Some indicators, such as the Gallup measure of joblessness, are already showing marked weakness. According to Gallup, the U.S. unemployment rate rose to 9 per cent in mid-February from 8.6 per cent in January. Gallup also found that 10 per cent of U.S. employees in mid-February were working part time but wanted full-time work – unchanged over the past month but still near a record high.

The problem is that many of the jobs that the U.S. economy is generating are in low-paying service sector jobs. (Yes, there are modest hints of a manufacturing rebound, but the factory jobs that are coming home are doing so at lower wage rates than when they left for Asia years ago.)

Throw in rising gasoline prices and real incomes are in a squeeze. In fact, on a year-to-year basis, real after-tax incomes are actually sliding. This is not a good sign. In the past, shrinking incomes have been associated with an economy in recession, about to head into recession or just coming out of recession.

Of course, just because the U.S. economy isn’t producing jobs hand over fist doesn’t mean that certain companies and industries can’t perform well.

Consumer staples is one such sector, along with anything tied to the long-term theme of consumer frugality – dollar stores and discounters, home improvement and gardening-focused companies, among others. Tech, too, is a good place to be, especially in anything that can benefit from the rapid rise of smartphones and tablets.

Over all, though, the picture remains darker than recent headlines would suggest. For all the excitement over the recent jobs numbers, it’s remarkable how muted our expectations have become.

It’s worth pointing out that the highest level that unemployment hit following the 2001 tech wreck recession was 5.7 per cent. According to the Federal Reserve’s most recent forecast, the lowest unemployment rate the economy is likely to achieve by 2014 is 6.7 per cent. An unemployment rate that was once considered frightening is now supposed to be reason to rejoice.

The key driving force behind the stock market’s rise this year has been the investors’ willingness to pay higher prices for a dollar of earnings.

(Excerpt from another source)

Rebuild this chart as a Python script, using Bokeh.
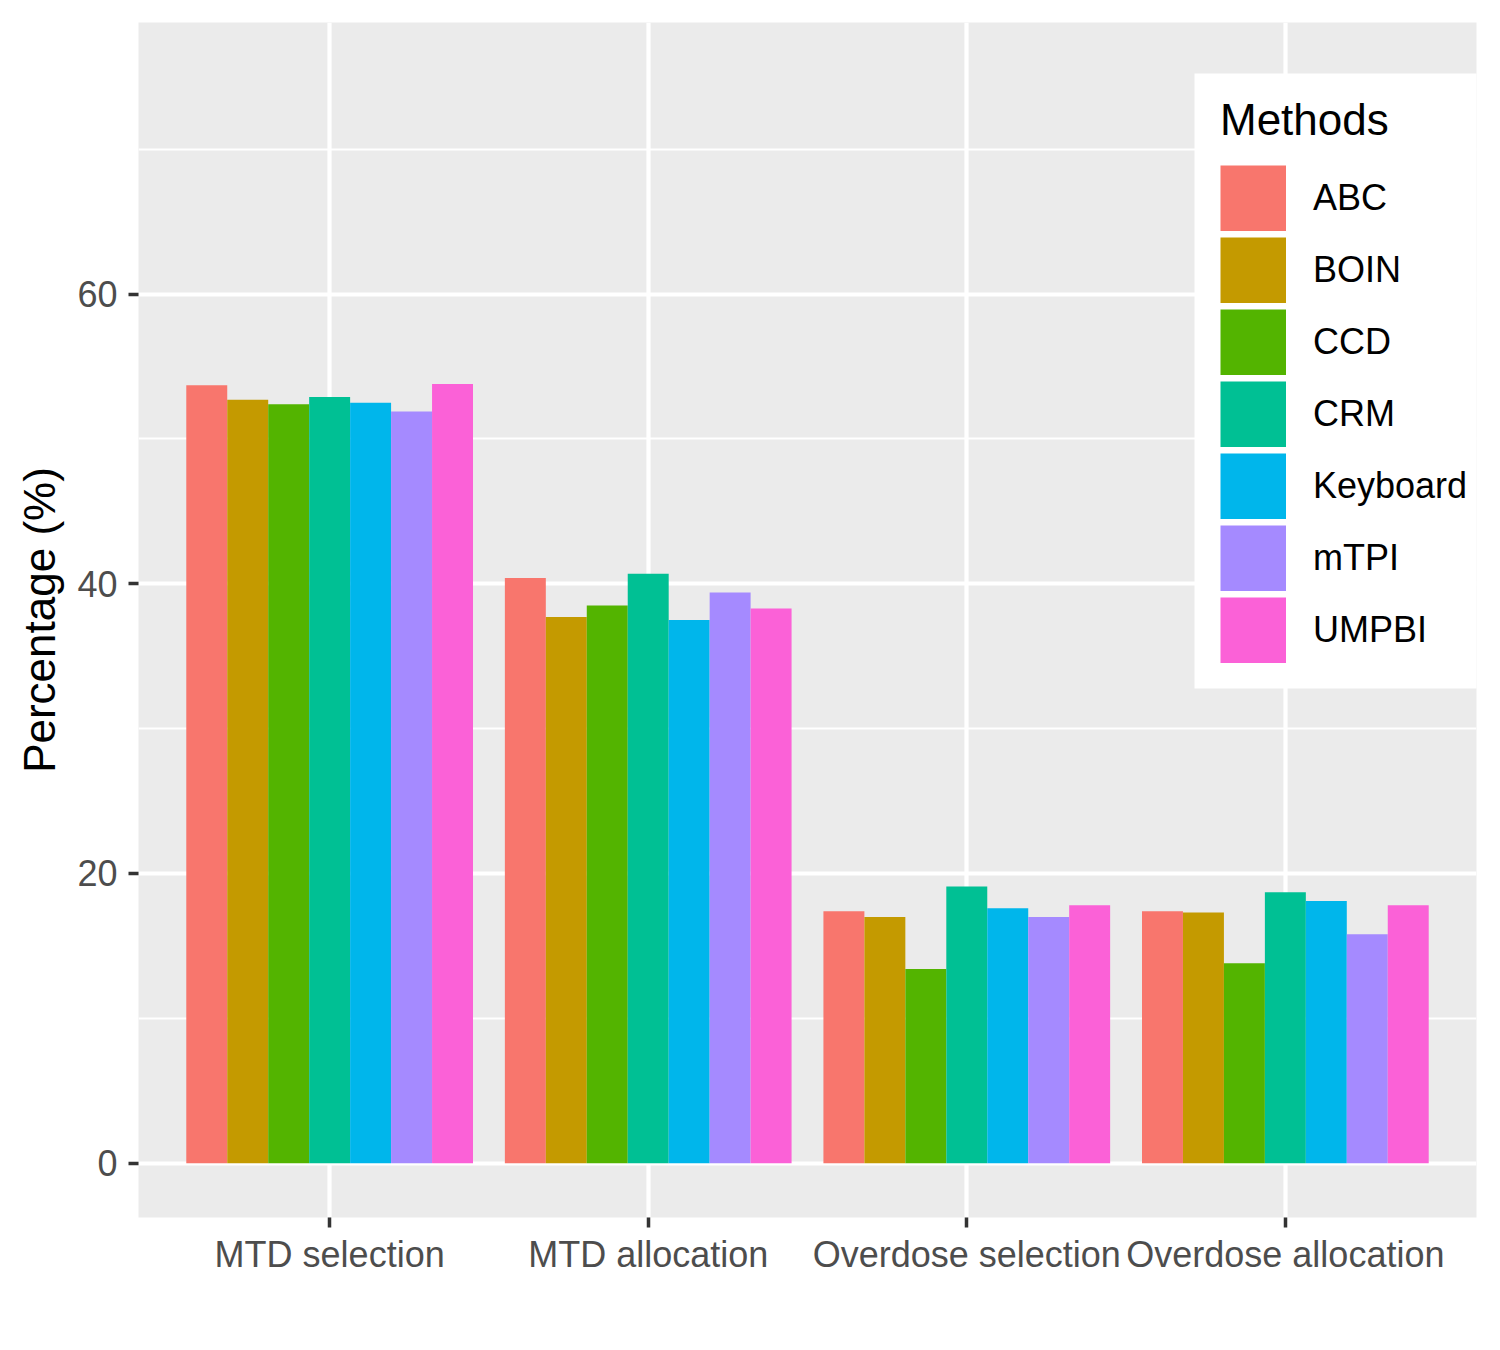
from bokeh.plotting import figure
from bokeh.models import (FactorRange, Range1d, FixedTicker, Legend, LegendItem,
                          ColumnDataSource, BoxAnnotation)
from bokeh.transform import dodge
from bokeh.embed import file_html
from bokeh.resources import INLINE

categories = ["MTD selection", "MTD allocation", "Overdose selection", "Overdose allocation"]
methods = ["ABC", "BOIN", "CCD", "CRM", "Keyboard", "mTPI", "UMPBI"]
colors = ["#F8766D", "#C49A00", "#53B400", "#00C094", "#00B6EB", "#A58AFF", "#FB61D7"]
abc = [53.7, 40.4, 17.4, 17.4]
boin = [52.7, 37.7, 17.0, 17.3]
ccd = [52.4, 38.5, 13.4, 13.8]
crm = [52.9, 40.7, 19.1, 18.7]
keyboard = [52.5, 37.5, 17.6, 18.1]
mtpi = [51.9, 39.4, 17.0, 15.8]
umpbi = [53.8, 38.3, 17.8, 17.8]
series = [abc, boin, ccd, crm, keyboard, mtpi, umpbi]
y_ticks = [0, 20, 40, 60]
y_minor = [10, 30, 50, 70]

FONT = "Liberation Sans"

x_range = FactorRange(factors=categories, range_padding=0.1, range_padding_units="absolute")
p = figure(x_range=x_range, y_range=Range1d(-3.75, 78.75),
           frame_width=1338, frame_height=1195,
           min_border_left=138, min_border_top=22, min_border_right=8, min_border_bottom=117,
           output_backend="svg", toolbar_location=None)
p.background_fill_color = "#EBEBEB"
p.border_fill_color = "white"
p.outline_line_color = None

bw = 0.9 / len(methods)
items = []
for i, (m, vals, c) in enumerate(zip(methods, series, colors)):
    src = ColumnDataSource(dict(cat=categories, value=vals))
    r = p.vbar(x=dodge("cat", (i - 3) * bw, range=p.x_range), top="value", bottom=0,
               width=bw, source=src, fill_color=c, line_color=None)
    # legend key swatch: a one-point line (draws nothing in the plot) that fills the key box
    key = p.line(x=[categories[0]], y=[0.0], line_color=c, line_width=66, line_cap="butt")
    items.append(LegendItem(label=m, renderers=[r, key]))

# grid
p.xgrid.grid_line_color = "white"
p.xgrid.grid_line_width = 4.2
p.ygrid.grid_line_color = "white"
p.ygrid.grid_line_width = 4.2
p.ygrid.minor_grid_line_color = "white"
p.ygrid.minor_grid_line_width = 2.1

p.yaxis.ticker = FixedTicker(ticks=y_ticks, minor_ticks=y_minor)
p.yaxis.axis_label = "Percentage (%)"

for ax in (p.xaxis[0], p.yaxis[0]):
    ax.axis_line_color = None
    ax.major_tick_line_color = "#333333"
    ax.major_tick_line_width = 3.5
    ax.major_tick_out = 10
    ax.major_tick_in = 0
    ax.minor_tick_line_color = None
    ax.major_label_text_font = FONT
    ax.major_label_text_font_size = "36px"
    ax.major_label_text_color = "#4D4D4D"
    ax.axis_label_text_font = FONT
    ax.axis_label_text_font_size = "44px"
    ax.axis_label_text_font_style = "normal"
    ax.axis_label_text_color = "black"

p.xaxis.major_label_standoff = 6
p.yaxis.major_label_standoff = 11
p.yaxis.axis_label_standoff = 10

# white legend background box (legend margins)
bg = BoxAnnotation(left=1056, right=1342, bottom=529, top=1144,
                   left_units="screen", right_units="screen",
                   bottom_units="screen", top_units="screen",
                   fill_color="white", fill_alpha=1.0, line_color=None)
p.add_layout(bg)

legend = Legend(items=items, location=(1082, 554), title="Methods",
                title_text_font=FONT, title_text_font_size="44px", title_text_font_style="normal",
                title_text_color="black", title_standoff=20,
                label_text_font=FONT, label_text_font_size="36px", label_text_color="black",
                glyph_width=66, glyph_height=66, spacing=6, label_standoff=27,
                padding=0, margin=0,
                background_fill_color="white", background_fill_alpha=1.0,
                border_line_color=None)
p.add_layout(legend)

open("out.html", "w").write(file_html(p, INLINE))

Rising price-to-earnings ratios reflect the market’s belief that massive expansions of global central balance sheets will end up saving the day for dilapidated sovereign government balance sheets and woefully undercapitalized European banks.

The reality is that whatever improvement has taken place in the U.S. jobs market has been little more than a reflection of deteriorating productivity growth. As such, companies will respond in the spring by curbing their hiring plans. This is exactly what happened a year ago – to the detriment of market bulls.

The risks to the U.S. recovery are far larger than investors are pricing in at the current time. It is not jobs that people spend, but income – real income. Unfortunately on this front the U.S. economy and jobs market still has a ways to go.